*GIVEN PROBLEM:*
Below, find the line containing "Convert this chart to Bokeh code." and the line containing "from bokeh.resources import INLINE"; reproduce exactly those two and every line between them, omitting pictures.

*DATASET EXTRACT:*
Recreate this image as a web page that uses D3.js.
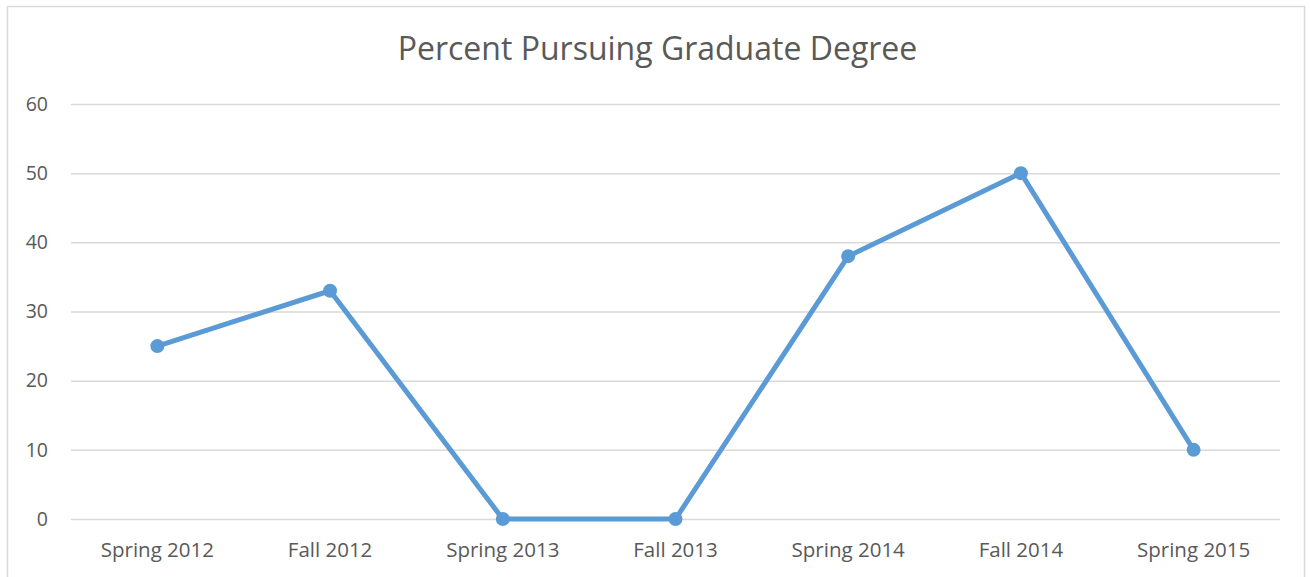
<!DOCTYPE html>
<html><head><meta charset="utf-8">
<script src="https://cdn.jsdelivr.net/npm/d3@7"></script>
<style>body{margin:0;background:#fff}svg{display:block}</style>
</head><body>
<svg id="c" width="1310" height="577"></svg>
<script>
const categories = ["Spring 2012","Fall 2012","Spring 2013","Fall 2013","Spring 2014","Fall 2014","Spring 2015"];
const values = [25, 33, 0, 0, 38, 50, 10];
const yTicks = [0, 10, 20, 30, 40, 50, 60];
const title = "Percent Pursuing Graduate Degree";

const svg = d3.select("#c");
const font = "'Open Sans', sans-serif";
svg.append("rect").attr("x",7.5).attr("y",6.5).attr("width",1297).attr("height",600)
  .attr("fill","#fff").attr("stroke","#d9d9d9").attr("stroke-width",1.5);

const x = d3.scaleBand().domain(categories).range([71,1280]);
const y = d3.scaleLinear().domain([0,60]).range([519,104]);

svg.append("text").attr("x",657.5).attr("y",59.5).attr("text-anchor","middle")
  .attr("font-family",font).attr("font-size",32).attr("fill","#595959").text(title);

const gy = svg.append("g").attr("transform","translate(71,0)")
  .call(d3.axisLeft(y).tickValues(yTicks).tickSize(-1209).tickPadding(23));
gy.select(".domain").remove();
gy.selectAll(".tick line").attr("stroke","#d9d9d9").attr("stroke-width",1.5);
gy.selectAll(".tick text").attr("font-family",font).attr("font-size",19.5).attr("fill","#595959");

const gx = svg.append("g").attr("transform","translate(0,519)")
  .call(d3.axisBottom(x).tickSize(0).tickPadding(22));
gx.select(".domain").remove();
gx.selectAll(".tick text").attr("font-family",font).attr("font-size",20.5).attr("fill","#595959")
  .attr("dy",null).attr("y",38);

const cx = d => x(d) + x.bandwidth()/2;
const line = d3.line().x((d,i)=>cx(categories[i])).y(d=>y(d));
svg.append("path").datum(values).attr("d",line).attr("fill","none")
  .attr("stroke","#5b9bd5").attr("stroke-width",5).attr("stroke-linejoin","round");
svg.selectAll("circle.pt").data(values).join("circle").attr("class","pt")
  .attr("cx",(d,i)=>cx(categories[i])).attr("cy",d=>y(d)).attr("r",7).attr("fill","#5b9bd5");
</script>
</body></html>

==

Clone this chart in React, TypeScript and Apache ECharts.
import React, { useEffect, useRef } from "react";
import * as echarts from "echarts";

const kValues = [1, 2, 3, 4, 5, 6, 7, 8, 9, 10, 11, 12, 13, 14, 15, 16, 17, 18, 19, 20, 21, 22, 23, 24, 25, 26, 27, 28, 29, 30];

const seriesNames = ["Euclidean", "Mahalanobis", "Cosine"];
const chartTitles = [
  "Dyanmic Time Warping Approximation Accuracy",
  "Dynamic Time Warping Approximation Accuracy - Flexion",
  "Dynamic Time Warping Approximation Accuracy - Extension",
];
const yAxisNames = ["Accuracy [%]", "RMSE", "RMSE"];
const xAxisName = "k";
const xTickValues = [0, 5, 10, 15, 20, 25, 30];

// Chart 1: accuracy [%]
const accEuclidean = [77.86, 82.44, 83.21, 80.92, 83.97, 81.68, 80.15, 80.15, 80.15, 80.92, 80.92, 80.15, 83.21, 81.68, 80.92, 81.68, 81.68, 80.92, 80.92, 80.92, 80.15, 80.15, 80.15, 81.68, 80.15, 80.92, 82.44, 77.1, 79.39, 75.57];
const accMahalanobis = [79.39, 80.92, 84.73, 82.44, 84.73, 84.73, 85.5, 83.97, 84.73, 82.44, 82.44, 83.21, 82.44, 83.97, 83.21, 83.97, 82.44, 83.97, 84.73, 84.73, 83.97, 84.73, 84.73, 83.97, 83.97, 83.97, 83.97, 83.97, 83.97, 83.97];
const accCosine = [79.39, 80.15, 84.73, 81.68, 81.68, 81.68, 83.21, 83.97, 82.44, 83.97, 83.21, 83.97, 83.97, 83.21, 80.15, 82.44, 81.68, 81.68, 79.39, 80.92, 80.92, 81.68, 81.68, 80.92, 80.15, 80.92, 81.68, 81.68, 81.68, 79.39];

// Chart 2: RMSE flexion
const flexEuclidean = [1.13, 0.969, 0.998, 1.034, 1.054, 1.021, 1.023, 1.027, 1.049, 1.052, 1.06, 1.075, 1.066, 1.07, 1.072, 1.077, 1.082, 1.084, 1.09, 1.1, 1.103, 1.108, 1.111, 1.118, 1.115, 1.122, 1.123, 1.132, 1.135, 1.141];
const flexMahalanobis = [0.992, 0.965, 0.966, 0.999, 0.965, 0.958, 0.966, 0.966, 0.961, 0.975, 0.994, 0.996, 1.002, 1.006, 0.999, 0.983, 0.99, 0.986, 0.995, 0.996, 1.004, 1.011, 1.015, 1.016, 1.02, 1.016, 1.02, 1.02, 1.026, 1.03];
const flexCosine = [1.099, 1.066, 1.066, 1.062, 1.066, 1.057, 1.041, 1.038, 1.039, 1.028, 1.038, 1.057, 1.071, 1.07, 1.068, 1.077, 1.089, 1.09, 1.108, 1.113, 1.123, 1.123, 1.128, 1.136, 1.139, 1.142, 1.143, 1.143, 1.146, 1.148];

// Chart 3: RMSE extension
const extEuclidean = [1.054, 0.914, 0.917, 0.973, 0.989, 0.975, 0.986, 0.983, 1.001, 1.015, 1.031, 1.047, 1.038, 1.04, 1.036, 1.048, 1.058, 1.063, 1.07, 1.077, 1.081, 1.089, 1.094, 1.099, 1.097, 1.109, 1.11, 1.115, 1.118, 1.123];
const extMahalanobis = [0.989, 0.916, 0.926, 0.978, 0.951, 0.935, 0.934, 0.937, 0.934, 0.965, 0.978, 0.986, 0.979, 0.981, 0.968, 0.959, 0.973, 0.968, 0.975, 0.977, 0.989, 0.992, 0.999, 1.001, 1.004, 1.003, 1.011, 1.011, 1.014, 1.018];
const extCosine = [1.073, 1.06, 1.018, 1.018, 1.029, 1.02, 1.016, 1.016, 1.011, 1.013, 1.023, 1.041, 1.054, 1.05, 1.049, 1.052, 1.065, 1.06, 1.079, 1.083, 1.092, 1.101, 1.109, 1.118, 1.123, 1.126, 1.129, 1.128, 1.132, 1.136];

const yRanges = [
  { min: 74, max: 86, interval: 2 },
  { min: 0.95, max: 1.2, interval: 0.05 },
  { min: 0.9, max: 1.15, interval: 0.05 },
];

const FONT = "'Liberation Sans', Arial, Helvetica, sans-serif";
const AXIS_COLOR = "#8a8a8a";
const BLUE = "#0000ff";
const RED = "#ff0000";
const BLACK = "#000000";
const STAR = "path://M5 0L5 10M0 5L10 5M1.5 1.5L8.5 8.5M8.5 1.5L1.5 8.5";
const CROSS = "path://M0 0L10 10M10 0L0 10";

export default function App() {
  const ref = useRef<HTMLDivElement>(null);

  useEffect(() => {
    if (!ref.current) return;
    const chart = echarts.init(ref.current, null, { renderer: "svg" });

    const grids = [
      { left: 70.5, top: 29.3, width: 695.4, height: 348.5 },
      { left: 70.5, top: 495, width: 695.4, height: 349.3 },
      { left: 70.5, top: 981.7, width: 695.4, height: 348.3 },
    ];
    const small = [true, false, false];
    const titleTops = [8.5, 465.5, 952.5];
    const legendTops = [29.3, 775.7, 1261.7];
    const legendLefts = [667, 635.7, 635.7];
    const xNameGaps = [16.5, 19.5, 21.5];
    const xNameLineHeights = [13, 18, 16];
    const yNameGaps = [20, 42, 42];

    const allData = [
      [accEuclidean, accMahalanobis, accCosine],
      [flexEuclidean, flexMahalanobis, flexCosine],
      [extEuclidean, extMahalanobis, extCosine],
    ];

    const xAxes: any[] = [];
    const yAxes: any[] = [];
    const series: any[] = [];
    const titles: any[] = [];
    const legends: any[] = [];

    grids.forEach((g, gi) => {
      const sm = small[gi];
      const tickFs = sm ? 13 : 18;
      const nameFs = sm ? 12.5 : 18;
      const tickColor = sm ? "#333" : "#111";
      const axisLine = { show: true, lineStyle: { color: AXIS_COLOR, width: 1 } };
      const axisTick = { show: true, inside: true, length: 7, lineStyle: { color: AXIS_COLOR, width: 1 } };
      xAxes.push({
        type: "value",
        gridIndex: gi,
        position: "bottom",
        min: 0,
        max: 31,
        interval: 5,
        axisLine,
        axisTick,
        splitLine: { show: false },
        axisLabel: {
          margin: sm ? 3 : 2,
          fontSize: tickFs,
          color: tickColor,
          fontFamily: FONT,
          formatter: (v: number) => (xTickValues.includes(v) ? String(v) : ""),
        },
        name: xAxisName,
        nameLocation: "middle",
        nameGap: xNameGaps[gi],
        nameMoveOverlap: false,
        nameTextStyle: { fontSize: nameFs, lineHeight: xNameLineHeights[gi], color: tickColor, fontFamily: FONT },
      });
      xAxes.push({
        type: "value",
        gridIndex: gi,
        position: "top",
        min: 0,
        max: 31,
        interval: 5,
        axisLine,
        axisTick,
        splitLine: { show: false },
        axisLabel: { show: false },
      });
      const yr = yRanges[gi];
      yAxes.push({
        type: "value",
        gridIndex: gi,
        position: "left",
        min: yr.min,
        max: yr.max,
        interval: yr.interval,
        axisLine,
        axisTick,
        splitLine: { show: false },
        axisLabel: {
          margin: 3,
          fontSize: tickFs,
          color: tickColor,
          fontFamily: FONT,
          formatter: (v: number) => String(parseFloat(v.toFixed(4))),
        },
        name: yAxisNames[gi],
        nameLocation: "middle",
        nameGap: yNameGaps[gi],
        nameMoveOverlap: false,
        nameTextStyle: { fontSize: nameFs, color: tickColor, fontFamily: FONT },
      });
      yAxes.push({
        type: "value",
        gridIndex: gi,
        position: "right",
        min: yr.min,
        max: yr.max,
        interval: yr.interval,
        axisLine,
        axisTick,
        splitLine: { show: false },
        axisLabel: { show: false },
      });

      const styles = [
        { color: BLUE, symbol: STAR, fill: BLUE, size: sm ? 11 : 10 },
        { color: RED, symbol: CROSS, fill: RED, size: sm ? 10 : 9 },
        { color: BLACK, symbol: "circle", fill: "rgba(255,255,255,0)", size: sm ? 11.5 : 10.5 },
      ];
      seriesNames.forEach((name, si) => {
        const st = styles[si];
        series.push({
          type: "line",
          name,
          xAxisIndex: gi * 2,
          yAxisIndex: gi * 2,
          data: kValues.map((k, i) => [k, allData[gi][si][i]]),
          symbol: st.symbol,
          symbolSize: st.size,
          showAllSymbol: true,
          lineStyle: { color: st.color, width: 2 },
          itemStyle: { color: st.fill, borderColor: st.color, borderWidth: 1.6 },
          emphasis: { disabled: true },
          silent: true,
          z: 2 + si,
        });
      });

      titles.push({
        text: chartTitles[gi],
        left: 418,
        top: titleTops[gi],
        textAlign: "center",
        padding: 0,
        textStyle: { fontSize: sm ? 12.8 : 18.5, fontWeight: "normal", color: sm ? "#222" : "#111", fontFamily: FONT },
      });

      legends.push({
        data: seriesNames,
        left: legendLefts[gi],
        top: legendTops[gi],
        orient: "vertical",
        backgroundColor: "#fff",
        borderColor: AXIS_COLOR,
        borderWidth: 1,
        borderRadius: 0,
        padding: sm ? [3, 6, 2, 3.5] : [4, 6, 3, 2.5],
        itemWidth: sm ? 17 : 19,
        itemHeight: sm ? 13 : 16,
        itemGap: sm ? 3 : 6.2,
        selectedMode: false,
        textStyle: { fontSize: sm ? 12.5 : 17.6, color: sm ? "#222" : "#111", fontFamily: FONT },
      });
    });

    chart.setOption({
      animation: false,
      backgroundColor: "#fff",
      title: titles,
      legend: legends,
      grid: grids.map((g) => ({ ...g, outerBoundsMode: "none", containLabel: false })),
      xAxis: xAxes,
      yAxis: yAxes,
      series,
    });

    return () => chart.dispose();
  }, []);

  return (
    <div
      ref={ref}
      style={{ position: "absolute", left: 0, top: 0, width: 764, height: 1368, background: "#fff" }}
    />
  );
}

* * *

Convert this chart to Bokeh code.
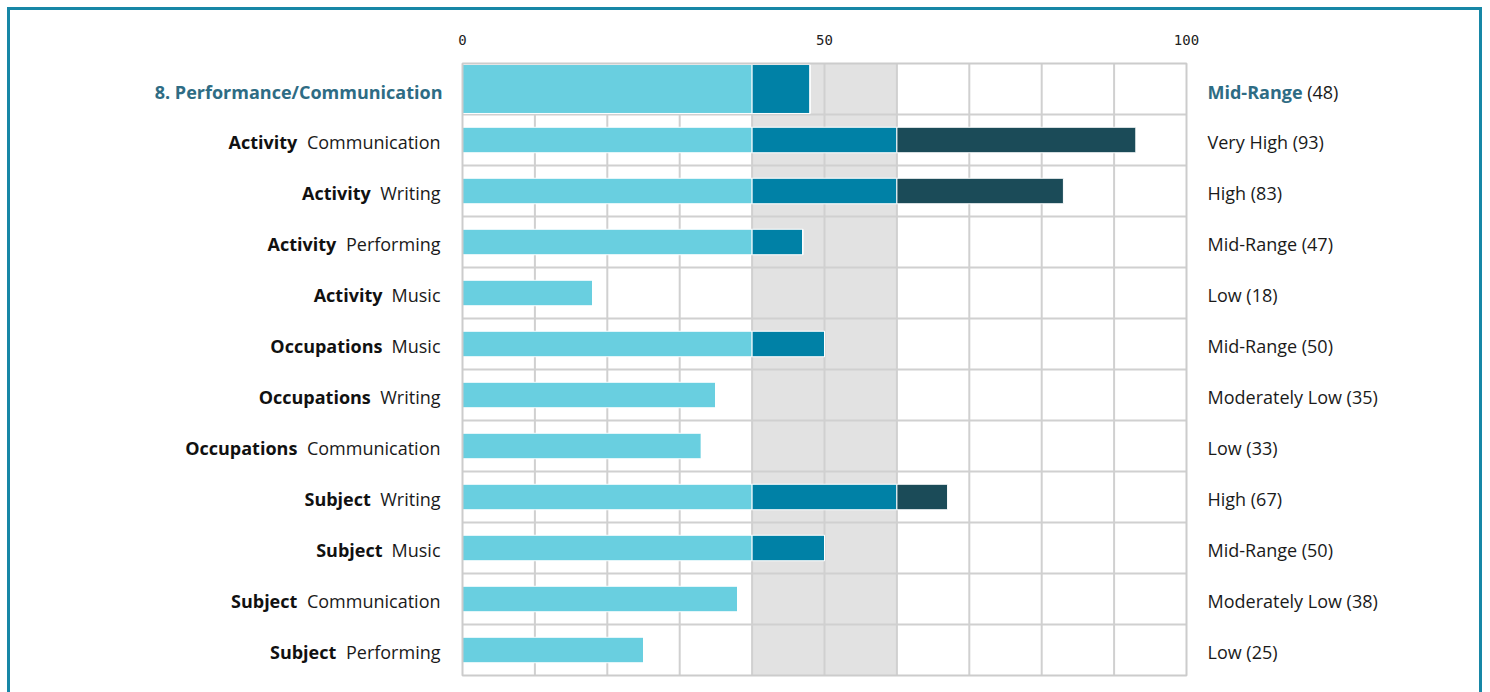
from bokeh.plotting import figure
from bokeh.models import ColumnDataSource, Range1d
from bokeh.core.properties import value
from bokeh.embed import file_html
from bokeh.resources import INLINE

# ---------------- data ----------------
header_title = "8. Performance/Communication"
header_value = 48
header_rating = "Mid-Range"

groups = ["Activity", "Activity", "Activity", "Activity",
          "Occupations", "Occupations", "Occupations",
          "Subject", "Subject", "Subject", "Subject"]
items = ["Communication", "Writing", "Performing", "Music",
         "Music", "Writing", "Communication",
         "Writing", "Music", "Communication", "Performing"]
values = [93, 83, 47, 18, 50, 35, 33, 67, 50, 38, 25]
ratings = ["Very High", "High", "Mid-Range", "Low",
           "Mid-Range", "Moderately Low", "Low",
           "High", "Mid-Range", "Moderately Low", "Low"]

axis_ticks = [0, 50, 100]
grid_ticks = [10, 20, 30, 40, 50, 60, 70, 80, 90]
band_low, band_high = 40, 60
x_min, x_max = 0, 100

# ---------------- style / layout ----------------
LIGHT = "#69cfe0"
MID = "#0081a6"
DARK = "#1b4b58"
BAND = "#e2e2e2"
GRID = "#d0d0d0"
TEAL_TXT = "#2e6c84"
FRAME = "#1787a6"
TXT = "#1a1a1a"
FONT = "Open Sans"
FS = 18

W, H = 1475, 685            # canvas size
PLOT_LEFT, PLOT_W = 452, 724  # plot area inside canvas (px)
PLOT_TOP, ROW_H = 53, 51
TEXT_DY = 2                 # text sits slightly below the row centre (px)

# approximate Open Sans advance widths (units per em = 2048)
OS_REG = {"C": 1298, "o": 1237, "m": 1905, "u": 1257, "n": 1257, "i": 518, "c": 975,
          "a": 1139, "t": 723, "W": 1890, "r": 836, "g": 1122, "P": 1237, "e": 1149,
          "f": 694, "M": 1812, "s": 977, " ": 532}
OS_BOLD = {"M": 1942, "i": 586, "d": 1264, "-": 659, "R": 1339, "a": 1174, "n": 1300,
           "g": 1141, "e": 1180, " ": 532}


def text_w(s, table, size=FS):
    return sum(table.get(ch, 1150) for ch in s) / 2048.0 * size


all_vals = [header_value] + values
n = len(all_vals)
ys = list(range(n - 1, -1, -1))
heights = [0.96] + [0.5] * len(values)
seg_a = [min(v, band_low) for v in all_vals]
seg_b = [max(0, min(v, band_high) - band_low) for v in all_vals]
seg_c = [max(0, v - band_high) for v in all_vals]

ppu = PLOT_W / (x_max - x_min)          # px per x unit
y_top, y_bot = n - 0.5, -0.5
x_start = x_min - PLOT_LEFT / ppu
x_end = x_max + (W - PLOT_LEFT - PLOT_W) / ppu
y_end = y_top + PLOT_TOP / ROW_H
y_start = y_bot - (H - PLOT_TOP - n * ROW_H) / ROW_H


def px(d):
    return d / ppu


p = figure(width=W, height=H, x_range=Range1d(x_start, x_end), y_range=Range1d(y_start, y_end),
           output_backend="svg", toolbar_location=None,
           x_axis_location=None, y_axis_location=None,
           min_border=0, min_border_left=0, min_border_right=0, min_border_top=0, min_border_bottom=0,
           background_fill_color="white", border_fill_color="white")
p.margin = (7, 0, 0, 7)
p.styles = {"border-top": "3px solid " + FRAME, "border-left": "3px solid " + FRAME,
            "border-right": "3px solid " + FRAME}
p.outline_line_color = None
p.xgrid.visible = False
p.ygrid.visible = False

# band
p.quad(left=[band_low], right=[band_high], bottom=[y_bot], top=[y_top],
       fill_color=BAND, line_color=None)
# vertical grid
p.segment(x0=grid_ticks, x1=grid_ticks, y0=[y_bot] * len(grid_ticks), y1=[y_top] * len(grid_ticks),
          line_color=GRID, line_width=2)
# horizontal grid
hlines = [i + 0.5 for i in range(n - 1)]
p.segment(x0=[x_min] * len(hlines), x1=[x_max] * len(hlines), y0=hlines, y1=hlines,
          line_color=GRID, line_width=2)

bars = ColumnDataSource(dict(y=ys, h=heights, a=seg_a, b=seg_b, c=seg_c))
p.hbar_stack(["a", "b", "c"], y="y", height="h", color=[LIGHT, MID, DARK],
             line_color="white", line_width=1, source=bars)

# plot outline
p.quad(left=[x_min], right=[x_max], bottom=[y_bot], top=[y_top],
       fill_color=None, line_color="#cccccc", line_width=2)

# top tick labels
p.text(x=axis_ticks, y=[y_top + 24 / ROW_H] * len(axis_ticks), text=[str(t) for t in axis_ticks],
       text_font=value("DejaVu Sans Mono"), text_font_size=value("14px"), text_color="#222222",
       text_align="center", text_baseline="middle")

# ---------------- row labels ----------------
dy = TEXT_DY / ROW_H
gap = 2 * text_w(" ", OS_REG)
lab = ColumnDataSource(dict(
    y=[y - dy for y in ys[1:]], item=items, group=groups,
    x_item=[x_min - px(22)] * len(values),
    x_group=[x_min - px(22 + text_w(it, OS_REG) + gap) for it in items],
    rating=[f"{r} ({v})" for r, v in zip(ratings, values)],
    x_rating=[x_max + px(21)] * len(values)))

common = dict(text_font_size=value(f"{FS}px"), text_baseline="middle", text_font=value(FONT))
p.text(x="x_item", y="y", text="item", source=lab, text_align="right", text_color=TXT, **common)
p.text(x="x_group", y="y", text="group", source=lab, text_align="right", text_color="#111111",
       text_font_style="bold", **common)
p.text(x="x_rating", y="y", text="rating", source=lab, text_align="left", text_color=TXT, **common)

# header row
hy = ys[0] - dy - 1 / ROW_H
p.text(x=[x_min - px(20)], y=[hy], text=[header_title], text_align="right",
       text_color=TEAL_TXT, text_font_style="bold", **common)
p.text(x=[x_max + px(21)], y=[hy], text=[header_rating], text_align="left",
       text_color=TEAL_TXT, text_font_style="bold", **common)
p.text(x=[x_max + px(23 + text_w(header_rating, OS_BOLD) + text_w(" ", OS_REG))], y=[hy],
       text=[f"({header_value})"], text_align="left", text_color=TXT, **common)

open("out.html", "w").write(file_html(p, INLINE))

*TASK ANSWER:*
Convert this chart to Bokeh code.
from bokeh.plotting import figure
from bokeh.models import ColumnDataSource, Range1d
from bokeh.core.properties import value
from bokeh.embed import file_html
from bokeh.resources import INLINE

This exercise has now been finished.